Every step that has gone toward creating the finished product has been its own challenge, Dan says.
And then there’s convincing the supply chain - the farmers and the industry - why the age of the cows at processing is the optimum for a scalable solution to the bobby calf problem, he says.
But this is also what has kept him going.
“Even though help hasn't been financially there, people get it, and there's been enough encouraging people who are interested that I want to keep going.”
His supporters, either financially or in kind, include the Ministry of Primary Industries, AgResearch, Pāmu Farms, Alliance, Fonterra, Bioresource Processing Alliance and even the SPCA.
He envisages a “New Zealand Inc” approach and has come up with the concept of a new brand - Mataora Beef.

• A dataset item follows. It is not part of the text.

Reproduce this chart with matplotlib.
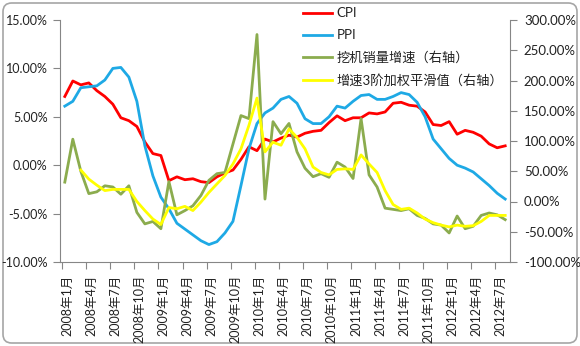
import matplotlib
matplotlib.use('Agg')
import matplotlib.pyplot as plt
import numpy as np
from matplotlib.patches import FancyBboxPatch

plt.rcParams['font.family'] = ['Lato', 'Noto Sans CJK SC', 'DejaVu Sans']

# 月度数据：2008年1月 - 2012年8月
tick_labels = ['2008年1月', '2008年4月', '2008年7月', '2008年10月',
               '2009年1月', '2009年4月', '2009年7月', '2009年10月',
               '2010年1月', '2010年4月', '2010年7月', '2010年10月',
               '2011年1月', '2011年4月', '2011年7月', '2011年10月',
               '2012年1月', '2012年4月', '2012年7月']

cpi = [7.1, 8.7, 8.3, 8.5, 7.7, 7.1, 6.3, 4.9, 4.6, 4.0, 2.4, 1.2,
       1.0, -1.6, -1.2, -1.5, -1.4, -1.7, -1.8, -1.2, -0.8, -0.5, 0.6, 1.9,
       1.5, 2.7, 2.4, 2.8, 3.1, 2.9, 3.3, 3.5, 3.6, 4.4, 5.1, 4.6,
       4.9, 4.9, 5.4, 5.3, 5.5, 6.4, 6.5, 6.2, 6.1, 5.5, 4.2, 4.1,
       4.5, 3.2, 3.6, 3.4, 3.0, 2.2, 1.8, 2.0]

ppi = [6.1, 6.6, 8.0, 8.1, 8.2, 8.8, 10.0, 10.1, 9.1, 6.6, 2.0, -1.1,
       -3.3, -4.5, -6.0, -6.6, -7.2, -7.8, -8.2, -7.9, -7.0, -5.8, -2.1, 1.7,
       4.3, 5.4, 5.9, 6.8, 7.1, 6.4, 4.8, 4.3, 4.3, 5.0, 6.1, 5.9,
       6.6, 7.2, 7.3, 6.8, 6.8, 7.1, 7.5, 7.3, 6.5, 5.0, 2.7, 1.7,
       0.7, 0.0, -0.3, -0.7, -1.4, -2.1, -2.9, -3.5]

# 挖机销量增速（右轴，%）
excavator = [32, 103, 50, 13, 16, 26, 24, 12, 26, -18, -37, -33,
             -45, 33, -22, -15, -7, 10, 35, 46, 48, 95, 142, 137,
             276, 4, 132, 112, 129, 82, 55, 41, 46, 40, 65, 57,
             38, 137, 44, 24, -11, -13, -15, -12, -23, -28, -37, -39,
             -52, -24, -45, -41, -23, -19, -22, -30]

# 增速3阶加权平滑值（右轴，%），前两个月无值
smooth = [np.nan, np.nan, 52, 37, 27, 18, 20, 20, 20, 0, -15, -29,
          -38, -10, -12, -8, -15, -1, 15, 29, 43, 62, 87, 126,
          171, 82, 98, 93, 120, 106, 87, 57, 48, 44, 53, 54,
          53, 77, 62, 48, 18, -5, -13, -11, -19, -29, -35, -39,
          -42, -39, -41, -40, -33, -23, -23, -23]

x = np.arange(len(cpi))
axis_color = '#868686'

fig = plt.figure(figsize=(5.8, 3.46), dpi=100)
fig.patch.set_facecolor('white')

# 圆角外框
frame = FancyBboxPatch((3 / 580, 3 / 346), 574 / 580, 340 / 346,
                       boxstyle='round,pad=0,rounding_size=0.015',
                       mutation_aspect=580 / 346,
                       transform=fig.transFigure, fc='white', ec='#a6a6a6',
                       lw=1.2, zorder=-5)
fig.patches.append(frame)

ax = fig.add_axes([60 / 580, 1 - 262 / 346, 450 / 580, 242 / 346])
ax.patch.set_alpha(0)

l1, = ax.plot(x, cpi, color='#ff0000', lw=2.0, label='CPI')
l2, = ax.plot(x, ppi, color='#1ea9e5', lw=2.0, label='PPI')

ax2 = ax.twinx()
l3, = ax2.plot(x, excavator, color='#8bac4e', lw=2.0, label='挖机销量增速（右轴）')
l4, = ax2.plot(x, smooth, color='#ffff00', lw=2.0, label='增速3阶加权平滑值（右轴）')

ax.set_xlim(-0.6, 55.6)
ax.set_ylim(-10, 15)
ax2.set_ylim(-100, 300)

ax.set_yticks(np.arange(-10, 16, 5))
ax.set_yticklabels([f'{v:.2f}%' for v in np.arange(-10, 16, 5)])
ax2.set_yticks(np.arange(-100, 301, 50))
ax2.set_yticklabels([f'{v:.2f}%' for v in np.arange(-100, 301, 50)])

# 刻度线与标签分开放置
ax.set_xticks(np.arange(0, 55, 3) - 0.3)
ax.set_xticklabels([])
ax.set_xticks(np.arange(0, 55, 3) + 0.35, minor=True)
ax.set_xticklabels(tick_labels, minor=True, rotation=90, fontsize=9)
ax.tick_params(axis='x', which='major', length=5, color=axis_color)
ax.tick_params(axis='x', which='minor', length=0, pad=9, labelcolor='#222222')

ax.tick_params(axis='y', length=5, pad=4, color=axis_color, labelsize=9,
               labelcolor='#222222')
ax2.tick_params(axis='y', length=5, pad=5, color=axis_color, labelsize=9.5,
                labelcolor='#222222')

for s in ['top', 'right']:
    ax.spines[s].set_visible(False)
for s in ['top', 'left', 'bottom']:
    ax2.spines[s].set_visible(False)
ax.spines['left'].set_color(axis_color)
ax.spines['bottom'].set_color(axis_color)
ax2.spines['right'].set_color(axis_color)

fig.legend([l1, l2, l3, l4], [l.get_label() for l in [l1, l2, l3, l4]],
           loc='upper left', bbox_to_anchor=(298 / 580, 1 - 2 / 346),
           frameon=False, fontsize=9.5, handlelength=2.2, handletextpad=0.3,
           labelspacing=0.75, borderaxespad=0, labelcolor='#222222')

fig.savefig('out.png', dpi=100)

“Which is essentially just what the branding would be for the scale availability of this young beef product, manufacturing protein or ingredient. And it would be available for others to purchase with all the environmental credentials and the animal welfare credentials wrapped around the brand, so they know what they're getting.
“And all of the processors in the country would essentially be selling the same thing under the same brand at the same price, because no other country could produce this ingredient, because no other country has the size of the bobby calf issue.
“We need to start looking at doing a few things differently, and I'd like to think that it's a good opportunity now to change away from the status quo, because the status quo is not working.”
Mīti’s target market is “pretty much everyone”, Dan says.
Children seem to love it, it's great for sports endurance and physical activities, and because of its room temperature shelf-life, “it'll go anywhere”.
The PledgeMe campaign finishes on 22 November, and people can pre-order Mīti for December delivery, or they can contribute as little as $5 towards the cause, pay $10 to donate a pack to a foodbank, or treat themselves to different experiences.
Following the end of the campaign, Mīti will be for sale online, and Dan will also be hard at work trying to get it into stores, so he can continue to pay his mortgage, he says.
He also hopes to have a presence at international food shows to gauge interest from potential export markets.
In an ideal world, he will upscale “massively” and eventually hopes to establish a manufacturing facility in the Waitaki.
The first production run on Mīti will begin on 4 November and end 22 November.